▸ Job:
Using the material below, repeat exactly the lines from the one with "Write the matplotlib code for this chart." through the one with "plt.rcParams['axes.unicode_minus'] = False", ends included, without any images.

▸ Stored data:
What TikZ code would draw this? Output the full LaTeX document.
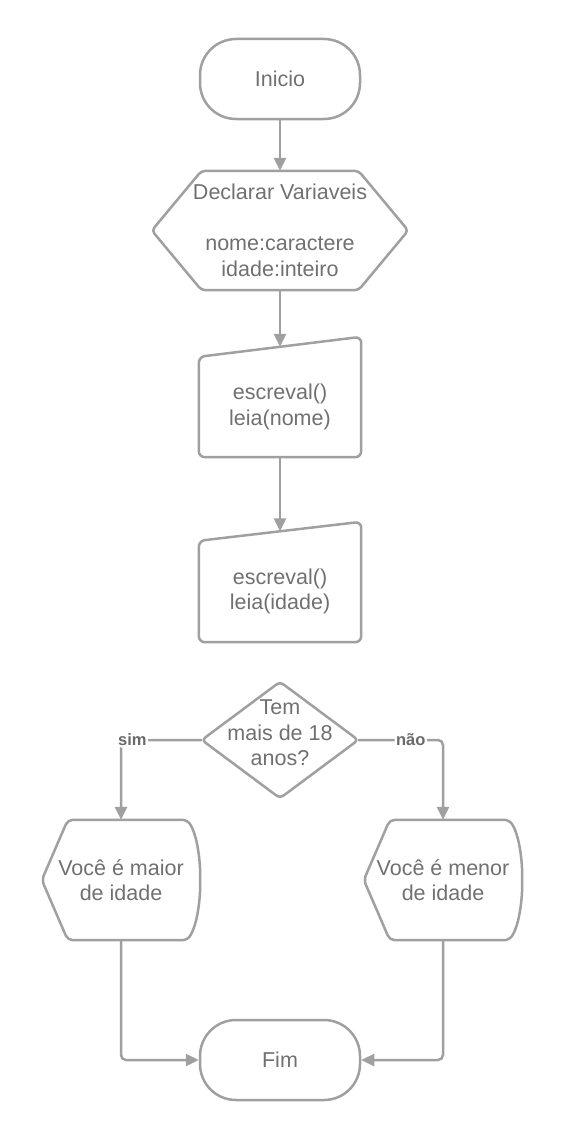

---

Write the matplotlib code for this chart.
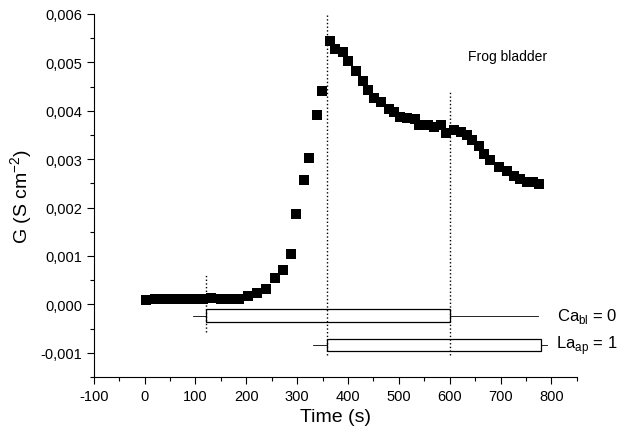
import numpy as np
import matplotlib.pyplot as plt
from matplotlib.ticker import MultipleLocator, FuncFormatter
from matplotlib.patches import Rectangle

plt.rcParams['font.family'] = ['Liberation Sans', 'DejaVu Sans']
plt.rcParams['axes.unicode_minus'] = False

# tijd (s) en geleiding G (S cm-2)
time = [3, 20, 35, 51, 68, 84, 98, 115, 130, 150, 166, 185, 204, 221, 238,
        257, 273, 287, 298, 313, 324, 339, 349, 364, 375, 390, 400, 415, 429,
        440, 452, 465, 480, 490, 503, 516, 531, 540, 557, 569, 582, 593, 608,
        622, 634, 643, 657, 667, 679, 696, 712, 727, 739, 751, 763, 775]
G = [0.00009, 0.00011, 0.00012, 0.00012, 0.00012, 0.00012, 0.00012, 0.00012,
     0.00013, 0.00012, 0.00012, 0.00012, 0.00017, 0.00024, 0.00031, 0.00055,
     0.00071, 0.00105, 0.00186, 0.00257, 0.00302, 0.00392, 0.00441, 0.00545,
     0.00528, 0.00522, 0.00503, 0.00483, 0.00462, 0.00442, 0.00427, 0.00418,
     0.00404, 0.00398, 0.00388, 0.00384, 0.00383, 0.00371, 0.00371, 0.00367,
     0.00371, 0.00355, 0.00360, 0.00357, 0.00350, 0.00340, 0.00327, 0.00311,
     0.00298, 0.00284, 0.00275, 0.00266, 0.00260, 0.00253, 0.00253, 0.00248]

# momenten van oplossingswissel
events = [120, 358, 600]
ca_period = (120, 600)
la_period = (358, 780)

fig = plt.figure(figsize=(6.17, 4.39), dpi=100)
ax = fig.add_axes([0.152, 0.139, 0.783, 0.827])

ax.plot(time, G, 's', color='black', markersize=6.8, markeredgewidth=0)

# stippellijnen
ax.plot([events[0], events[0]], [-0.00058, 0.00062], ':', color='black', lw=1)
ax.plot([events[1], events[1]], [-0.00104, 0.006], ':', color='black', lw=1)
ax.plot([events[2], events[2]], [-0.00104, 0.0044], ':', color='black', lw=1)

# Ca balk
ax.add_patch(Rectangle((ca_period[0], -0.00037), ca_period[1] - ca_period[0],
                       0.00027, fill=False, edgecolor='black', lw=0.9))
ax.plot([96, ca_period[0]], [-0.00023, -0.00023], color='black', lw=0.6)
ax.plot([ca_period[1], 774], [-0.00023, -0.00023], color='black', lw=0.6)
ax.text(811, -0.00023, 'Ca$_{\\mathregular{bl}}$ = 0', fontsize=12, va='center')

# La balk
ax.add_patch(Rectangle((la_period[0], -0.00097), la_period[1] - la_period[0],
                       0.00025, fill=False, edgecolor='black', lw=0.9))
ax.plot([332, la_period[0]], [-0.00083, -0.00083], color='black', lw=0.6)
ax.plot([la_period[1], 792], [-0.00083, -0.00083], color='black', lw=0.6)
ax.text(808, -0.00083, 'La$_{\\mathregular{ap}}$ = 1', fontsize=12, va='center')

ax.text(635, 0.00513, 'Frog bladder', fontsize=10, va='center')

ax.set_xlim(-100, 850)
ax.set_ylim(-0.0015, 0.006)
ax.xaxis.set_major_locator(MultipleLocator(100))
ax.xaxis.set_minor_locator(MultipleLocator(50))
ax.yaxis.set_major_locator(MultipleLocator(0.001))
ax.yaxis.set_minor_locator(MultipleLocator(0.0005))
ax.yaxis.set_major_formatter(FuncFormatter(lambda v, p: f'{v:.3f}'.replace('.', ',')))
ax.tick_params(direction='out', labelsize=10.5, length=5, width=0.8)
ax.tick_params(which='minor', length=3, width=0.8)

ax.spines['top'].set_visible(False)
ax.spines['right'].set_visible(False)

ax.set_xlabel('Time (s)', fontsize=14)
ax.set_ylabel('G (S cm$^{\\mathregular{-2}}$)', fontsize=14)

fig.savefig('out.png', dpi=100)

▸ Output below:
Write the matplotlib code for this chart.
import numpy as np
import matplotlib.pyplot as plt
from matplotlib.ticker import MultipleLocator, FuncFormatter
from matplotlib.patches import Rectangle

plt.rcParams['font.family'] = ['Liberation Sans', 'DejaVu Sans']
plt.rcParams['axes.unicode_minus'] = False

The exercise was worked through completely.